List each line of the data in which the string "matplotlib" appears.

▬▬▬

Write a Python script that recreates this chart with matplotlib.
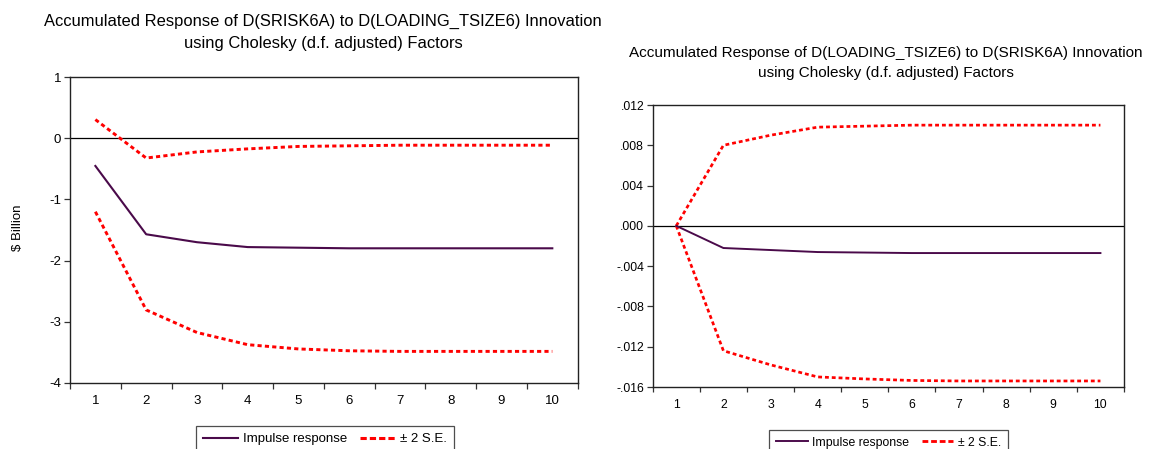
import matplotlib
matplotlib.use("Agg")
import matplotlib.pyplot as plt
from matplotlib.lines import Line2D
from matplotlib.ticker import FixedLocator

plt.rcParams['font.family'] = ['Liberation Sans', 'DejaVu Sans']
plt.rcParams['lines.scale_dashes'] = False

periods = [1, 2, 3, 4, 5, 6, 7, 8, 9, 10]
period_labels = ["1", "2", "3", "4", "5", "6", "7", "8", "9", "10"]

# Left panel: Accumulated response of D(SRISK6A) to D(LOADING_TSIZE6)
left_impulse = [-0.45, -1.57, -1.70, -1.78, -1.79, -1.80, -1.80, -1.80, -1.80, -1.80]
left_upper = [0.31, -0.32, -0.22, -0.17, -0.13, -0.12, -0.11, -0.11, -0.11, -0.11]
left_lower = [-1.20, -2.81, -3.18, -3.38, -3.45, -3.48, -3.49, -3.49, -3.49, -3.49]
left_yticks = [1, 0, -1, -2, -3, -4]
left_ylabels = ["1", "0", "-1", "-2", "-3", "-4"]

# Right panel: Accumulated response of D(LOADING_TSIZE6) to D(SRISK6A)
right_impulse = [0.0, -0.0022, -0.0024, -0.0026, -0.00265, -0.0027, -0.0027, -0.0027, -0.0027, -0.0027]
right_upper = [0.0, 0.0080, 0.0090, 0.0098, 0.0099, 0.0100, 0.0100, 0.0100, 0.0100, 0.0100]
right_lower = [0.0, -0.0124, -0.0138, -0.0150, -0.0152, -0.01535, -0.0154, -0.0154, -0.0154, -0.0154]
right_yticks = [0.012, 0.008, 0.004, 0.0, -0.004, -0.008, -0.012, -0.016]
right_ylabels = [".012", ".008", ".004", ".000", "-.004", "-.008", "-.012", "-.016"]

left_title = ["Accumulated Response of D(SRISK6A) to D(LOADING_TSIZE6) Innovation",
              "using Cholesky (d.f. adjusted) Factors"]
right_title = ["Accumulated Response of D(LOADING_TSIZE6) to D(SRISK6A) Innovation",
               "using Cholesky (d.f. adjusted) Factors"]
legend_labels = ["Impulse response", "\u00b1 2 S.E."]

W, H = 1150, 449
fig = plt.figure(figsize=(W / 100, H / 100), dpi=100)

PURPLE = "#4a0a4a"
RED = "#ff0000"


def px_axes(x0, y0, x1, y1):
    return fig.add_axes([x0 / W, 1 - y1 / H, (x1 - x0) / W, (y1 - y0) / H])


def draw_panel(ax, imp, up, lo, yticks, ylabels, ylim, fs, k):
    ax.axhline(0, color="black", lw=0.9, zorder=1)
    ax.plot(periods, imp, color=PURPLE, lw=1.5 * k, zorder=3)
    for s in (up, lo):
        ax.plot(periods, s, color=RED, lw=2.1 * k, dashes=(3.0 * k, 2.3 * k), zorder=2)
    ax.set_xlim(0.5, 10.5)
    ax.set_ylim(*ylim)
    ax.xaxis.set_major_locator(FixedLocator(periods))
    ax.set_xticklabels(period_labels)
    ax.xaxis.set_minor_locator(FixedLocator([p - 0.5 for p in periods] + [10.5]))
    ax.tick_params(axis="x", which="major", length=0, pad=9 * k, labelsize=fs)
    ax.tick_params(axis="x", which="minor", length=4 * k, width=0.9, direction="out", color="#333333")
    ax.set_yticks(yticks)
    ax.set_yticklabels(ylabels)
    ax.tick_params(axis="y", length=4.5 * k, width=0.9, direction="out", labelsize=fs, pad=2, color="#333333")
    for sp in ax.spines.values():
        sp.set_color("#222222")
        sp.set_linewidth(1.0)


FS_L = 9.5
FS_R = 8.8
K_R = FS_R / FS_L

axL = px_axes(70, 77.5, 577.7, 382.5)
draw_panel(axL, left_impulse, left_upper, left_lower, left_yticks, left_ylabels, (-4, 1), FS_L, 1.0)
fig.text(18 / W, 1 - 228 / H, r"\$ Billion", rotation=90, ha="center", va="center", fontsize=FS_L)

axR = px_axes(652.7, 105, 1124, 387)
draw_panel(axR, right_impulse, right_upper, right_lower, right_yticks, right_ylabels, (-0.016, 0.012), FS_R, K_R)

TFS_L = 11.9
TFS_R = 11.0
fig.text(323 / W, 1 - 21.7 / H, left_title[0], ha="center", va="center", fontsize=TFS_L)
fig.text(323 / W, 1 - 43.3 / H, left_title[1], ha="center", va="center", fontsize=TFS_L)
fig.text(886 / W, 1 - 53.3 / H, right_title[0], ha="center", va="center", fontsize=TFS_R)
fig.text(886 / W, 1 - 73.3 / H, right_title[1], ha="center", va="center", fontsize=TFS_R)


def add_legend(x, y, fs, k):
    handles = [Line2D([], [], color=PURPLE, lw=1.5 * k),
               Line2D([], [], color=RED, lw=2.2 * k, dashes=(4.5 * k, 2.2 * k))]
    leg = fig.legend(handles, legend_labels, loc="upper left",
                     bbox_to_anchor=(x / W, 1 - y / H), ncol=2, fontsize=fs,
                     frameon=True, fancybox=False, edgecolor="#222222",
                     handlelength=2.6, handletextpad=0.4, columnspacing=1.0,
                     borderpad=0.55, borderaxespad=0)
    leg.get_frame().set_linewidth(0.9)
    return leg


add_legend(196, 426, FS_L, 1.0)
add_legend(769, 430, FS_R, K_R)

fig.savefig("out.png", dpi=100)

▬▬▬

### ANSWER BELOW
Write a Python script that recreates this chart with matplotlib.
import matplotlib
matplotlib.use("Agg")
import matplotlib.pyplot as plt
from matplotlib.lines import Line2D
from matplotlib.ticker import FixedLocator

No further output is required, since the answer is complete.